### [DIRECTION]
Your task is to quote the listing below exactly, beginning with its first line and ending on the line bearing "const blotIntensity = [0.07, 1, 0.0];".

### [DATASET SECTION]
'''

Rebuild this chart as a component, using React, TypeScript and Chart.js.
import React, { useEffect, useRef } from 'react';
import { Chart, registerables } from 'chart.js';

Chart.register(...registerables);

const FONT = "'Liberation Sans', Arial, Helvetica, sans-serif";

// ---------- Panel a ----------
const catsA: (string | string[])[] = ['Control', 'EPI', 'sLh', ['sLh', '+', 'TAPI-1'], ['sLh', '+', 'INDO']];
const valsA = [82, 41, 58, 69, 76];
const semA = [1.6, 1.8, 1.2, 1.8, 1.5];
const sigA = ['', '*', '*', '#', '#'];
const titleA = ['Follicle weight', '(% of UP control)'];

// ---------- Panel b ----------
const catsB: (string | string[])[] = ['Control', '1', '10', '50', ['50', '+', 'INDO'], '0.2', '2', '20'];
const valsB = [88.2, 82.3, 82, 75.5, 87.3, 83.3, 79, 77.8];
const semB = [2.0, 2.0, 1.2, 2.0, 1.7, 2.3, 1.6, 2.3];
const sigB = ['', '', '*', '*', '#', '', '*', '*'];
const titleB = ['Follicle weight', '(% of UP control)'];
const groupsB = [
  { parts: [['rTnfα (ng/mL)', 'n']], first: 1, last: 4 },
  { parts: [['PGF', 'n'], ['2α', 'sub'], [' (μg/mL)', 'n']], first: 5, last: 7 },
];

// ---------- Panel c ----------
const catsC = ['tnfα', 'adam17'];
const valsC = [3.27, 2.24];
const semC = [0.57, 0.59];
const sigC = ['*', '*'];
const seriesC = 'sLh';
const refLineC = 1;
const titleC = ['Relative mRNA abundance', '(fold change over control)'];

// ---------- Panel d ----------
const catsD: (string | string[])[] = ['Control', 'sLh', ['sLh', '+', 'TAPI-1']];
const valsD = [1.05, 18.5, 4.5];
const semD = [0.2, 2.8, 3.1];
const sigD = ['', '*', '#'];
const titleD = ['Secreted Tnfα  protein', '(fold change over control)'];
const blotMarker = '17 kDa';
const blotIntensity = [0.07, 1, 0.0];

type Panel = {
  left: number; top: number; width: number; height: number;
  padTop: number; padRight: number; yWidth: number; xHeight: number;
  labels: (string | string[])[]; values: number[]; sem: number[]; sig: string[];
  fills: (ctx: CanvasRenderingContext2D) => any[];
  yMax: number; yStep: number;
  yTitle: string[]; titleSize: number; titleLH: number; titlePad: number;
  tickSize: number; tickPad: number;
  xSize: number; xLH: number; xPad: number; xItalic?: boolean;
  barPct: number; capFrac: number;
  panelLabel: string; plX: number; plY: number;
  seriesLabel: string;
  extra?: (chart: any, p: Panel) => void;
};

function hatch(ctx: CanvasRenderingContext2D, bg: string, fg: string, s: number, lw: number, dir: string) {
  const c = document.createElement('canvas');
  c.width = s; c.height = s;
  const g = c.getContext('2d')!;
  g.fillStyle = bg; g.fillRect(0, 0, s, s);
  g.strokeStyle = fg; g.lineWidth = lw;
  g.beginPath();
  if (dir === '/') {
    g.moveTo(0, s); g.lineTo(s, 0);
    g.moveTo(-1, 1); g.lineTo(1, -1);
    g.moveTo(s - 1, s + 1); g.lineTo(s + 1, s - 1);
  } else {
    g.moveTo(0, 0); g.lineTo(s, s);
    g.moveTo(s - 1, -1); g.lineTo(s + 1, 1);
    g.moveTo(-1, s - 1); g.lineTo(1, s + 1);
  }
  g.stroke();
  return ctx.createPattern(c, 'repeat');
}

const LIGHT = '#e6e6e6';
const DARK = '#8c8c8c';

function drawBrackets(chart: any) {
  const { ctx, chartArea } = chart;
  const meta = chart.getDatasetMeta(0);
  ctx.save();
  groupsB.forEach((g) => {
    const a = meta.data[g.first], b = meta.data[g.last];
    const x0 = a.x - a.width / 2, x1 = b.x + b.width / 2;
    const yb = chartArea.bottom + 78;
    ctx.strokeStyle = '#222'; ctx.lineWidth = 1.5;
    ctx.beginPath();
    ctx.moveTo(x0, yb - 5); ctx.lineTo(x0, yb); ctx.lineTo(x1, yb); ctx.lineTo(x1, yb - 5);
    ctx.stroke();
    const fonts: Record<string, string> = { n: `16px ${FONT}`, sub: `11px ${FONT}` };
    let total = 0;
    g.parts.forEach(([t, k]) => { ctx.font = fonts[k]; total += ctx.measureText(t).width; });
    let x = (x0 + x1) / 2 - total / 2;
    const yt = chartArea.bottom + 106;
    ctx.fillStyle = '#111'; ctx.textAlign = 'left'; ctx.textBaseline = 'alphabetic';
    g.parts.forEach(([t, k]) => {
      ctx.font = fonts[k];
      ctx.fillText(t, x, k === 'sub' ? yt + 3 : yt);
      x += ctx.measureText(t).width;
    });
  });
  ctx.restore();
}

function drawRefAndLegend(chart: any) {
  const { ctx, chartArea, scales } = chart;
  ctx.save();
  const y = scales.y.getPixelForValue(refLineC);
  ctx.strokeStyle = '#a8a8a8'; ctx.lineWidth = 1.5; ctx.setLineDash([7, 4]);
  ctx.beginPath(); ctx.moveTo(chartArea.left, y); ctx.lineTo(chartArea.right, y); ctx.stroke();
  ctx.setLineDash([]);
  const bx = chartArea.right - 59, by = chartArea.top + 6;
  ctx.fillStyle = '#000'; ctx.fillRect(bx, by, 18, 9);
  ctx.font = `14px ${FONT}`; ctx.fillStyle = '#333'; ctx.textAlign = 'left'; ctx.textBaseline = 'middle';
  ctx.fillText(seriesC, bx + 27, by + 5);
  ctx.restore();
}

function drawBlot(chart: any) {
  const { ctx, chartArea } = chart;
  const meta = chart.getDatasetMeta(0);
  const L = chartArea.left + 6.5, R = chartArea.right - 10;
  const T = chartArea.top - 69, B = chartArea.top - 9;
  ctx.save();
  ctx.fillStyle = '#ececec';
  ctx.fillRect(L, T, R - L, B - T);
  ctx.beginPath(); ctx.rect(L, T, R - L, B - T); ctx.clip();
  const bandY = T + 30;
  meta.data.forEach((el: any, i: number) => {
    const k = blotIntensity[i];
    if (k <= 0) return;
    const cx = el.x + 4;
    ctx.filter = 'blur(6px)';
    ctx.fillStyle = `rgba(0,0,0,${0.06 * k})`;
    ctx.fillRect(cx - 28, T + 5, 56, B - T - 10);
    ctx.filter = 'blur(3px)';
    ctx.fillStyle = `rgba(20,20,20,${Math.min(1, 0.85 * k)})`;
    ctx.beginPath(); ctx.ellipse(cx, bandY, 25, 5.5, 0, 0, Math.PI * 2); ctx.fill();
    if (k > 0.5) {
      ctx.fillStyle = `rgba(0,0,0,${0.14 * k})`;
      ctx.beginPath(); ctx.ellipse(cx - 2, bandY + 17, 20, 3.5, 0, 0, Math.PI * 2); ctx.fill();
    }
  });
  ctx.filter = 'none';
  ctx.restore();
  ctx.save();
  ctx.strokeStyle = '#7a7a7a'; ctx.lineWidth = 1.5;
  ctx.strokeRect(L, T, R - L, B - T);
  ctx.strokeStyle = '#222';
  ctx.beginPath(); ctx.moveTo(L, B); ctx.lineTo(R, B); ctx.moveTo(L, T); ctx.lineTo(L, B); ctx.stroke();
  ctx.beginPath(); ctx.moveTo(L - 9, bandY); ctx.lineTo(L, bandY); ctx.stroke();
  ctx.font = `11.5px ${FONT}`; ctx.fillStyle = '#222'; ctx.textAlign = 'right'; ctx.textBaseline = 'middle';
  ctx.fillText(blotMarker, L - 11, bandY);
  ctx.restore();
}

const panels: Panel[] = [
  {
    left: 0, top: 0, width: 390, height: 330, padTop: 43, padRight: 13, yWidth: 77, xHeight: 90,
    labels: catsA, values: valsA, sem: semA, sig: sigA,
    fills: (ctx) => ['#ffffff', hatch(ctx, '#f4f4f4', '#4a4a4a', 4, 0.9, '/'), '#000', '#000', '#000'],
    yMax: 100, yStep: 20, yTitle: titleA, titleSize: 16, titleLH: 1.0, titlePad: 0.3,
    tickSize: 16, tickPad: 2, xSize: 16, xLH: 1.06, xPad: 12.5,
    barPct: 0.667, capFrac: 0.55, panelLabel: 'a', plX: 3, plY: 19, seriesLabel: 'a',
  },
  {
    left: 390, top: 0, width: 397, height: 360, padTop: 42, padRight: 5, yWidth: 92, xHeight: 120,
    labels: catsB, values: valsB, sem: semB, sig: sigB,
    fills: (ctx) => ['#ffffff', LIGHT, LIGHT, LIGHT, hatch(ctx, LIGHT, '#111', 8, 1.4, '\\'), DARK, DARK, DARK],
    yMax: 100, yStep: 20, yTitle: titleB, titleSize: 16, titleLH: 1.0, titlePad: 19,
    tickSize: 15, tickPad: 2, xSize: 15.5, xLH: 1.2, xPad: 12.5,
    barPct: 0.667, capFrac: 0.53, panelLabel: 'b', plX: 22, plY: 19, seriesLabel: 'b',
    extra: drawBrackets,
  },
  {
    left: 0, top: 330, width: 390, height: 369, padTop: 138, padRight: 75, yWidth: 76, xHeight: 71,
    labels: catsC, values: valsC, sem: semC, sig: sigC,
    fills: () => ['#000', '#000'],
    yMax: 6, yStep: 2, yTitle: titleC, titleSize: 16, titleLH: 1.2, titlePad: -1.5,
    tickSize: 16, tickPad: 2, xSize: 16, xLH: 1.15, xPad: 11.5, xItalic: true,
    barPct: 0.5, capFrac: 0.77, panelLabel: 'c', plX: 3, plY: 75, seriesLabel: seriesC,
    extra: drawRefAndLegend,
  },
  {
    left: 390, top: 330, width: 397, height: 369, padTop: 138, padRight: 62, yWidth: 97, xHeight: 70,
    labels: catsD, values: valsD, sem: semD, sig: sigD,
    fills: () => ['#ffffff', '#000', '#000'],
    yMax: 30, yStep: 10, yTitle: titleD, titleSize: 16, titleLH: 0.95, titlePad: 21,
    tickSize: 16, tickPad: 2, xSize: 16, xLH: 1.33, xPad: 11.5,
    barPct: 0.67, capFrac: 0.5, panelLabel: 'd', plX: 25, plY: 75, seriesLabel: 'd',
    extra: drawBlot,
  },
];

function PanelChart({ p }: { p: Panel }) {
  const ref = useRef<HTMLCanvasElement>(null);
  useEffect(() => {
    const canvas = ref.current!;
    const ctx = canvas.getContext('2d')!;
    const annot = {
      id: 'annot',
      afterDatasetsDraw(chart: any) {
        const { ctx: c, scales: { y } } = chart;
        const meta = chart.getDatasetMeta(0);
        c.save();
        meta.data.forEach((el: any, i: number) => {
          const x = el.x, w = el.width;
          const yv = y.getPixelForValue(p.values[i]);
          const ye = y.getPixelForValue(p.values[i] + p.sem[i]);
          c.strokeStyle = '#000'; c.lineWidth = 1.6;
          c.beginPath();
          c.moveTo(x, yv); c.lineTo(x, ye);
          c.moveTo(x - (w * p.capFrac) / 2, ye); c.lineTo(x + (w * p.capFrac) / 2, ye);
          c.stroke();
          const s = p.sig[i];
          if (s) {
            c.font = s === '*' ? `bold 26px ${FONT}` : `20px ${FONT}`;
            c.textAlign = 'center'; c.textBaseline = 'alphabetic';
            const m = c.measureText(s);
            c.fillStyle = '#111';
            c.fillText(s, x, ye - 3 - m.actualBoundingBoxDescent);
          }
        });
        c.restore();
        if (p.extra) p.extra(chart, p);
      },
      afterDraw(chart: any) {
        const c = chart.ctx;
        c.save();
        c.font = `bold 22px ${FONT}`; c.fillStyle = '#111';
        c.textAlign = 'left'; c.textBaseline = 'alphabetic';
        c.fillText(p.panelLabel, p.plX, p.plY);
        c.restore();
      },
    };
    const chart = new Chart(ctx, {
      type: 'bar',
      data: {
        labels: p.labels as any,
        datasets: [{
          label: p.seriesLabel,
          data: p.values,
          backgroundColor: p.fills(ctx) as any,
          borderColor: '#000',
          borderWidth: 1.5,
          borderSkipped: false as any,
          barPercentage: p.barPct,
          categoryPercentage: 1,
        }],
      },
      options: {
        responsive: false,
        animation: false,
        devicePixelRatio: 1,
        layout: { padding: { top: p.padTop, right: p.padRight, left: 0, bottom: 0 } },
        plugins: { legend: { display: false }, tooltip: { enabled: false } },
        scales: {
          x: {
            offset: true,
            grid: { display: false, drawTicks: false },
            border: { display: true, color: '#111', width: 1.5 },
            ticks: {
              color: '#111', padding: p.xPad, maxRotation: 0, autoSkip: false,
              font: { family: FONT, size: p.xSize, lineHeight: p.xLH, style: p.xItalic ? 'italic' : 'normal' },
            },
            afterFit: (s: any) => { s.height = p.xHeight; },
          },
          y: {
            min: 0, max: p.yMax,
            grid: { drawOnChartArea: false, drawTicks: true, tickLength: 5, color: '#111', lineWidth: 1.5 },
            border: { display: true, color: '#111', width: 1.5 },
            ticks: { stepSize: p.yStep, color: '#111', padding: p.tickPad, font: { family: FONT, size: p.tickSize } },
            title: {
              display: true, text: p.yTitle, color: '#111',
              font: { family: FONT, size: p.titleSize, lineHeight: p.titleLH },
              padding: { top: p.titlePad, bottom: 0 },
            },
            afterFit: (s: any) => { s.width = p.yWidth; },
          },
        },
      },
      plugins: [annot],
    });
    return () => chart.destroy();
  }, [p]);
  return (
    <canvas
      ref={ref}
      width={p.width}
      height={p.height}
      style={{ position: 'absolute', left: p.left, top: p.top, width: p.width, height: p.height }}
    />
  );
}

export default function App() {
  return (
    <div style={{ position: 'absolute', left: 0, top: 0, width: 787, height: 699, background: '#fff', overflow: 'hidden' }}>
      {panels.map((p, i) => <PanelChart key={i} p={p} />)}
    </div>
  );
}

'''

### [CORRECT ANSWER]
Rebuild this chart as a component, using React, TypeScript and Chart.js.
import React, { useEffect, useRef } from 'react';
import { Chart, registerables } from 'chart.js';

Chart.register(...registerables);

const FONT = "'Liberation Sans', Arial, Helvetica, sans-serif";

// ---------- Panel a ----------
const catsA: (string | string[])[] = ['Control', 'EPI', 'sLh', ['sLh', '+', 'TAPI-1'], ['sLh', '+', 'INDO']];
const valsA = [82, 41, 58, 69, 76];
const semA = [1.6, 1.8, 1.2, 1.8, 1.5];
const sigA = ['', '*', '*', '#', '#'];
const titleA = ['Follicle weight', '(% of UP control)'];

// ---------- Panel b ----------
const catsB: (string | string[])[] = ['Control', '1', '10', '50', ['50', '+', 'INDO'], '0.2', '2', '20'];
const valsB = [88.2, 82.3, 82, 75.5, 87.3, 83.3, 79, 77.8];
const semB = [2.0, 2.0, 1.2, 2.0, 1.7, 2.3, 1.6, 2.3];
const sigB = ['', '', '*', '*', '#', '', '*', '*'];
const titleB = ['Follicle weight', '(% of UP control)'];
const groupsB = [
  { parts: [['rTnfα (ng/mL)', 'n']], first: 1, last: 4 },
  { parts: [['PGF', 'n'], ['2α', 'sub'], [' (μg/mL)', 'n']], first: 5, last: 7 },
];

// ---------- Panel c ----------
const catsC = ['tnfα', 'adam17'];
const valsC = [3.27, 2.24];
const semC = [0.57, 0.59];
const sigC = ['*', '*'];
const seriesC = 'sLh';
const refLineC = 1;
const titleC = ['Relative mRNA abundance', '(fold change over control)'];

// ---------- Panel d ----------
const catsD: (string | string[])[] = ['Control', 'sLh', ['sLh', '+', 'TAPI-1']];
const valsD = [1.05, 18.5, 4.5];
const semD = [0.2, 2.8, 3.1];
const sigD = ['', '*', '#'];
const titleD = ['Secreted Tnfα  protein', '(fold change over control)'];
const blotMarker = '17 kDa';
const blotIntensity = [0.07, 1, 0.0];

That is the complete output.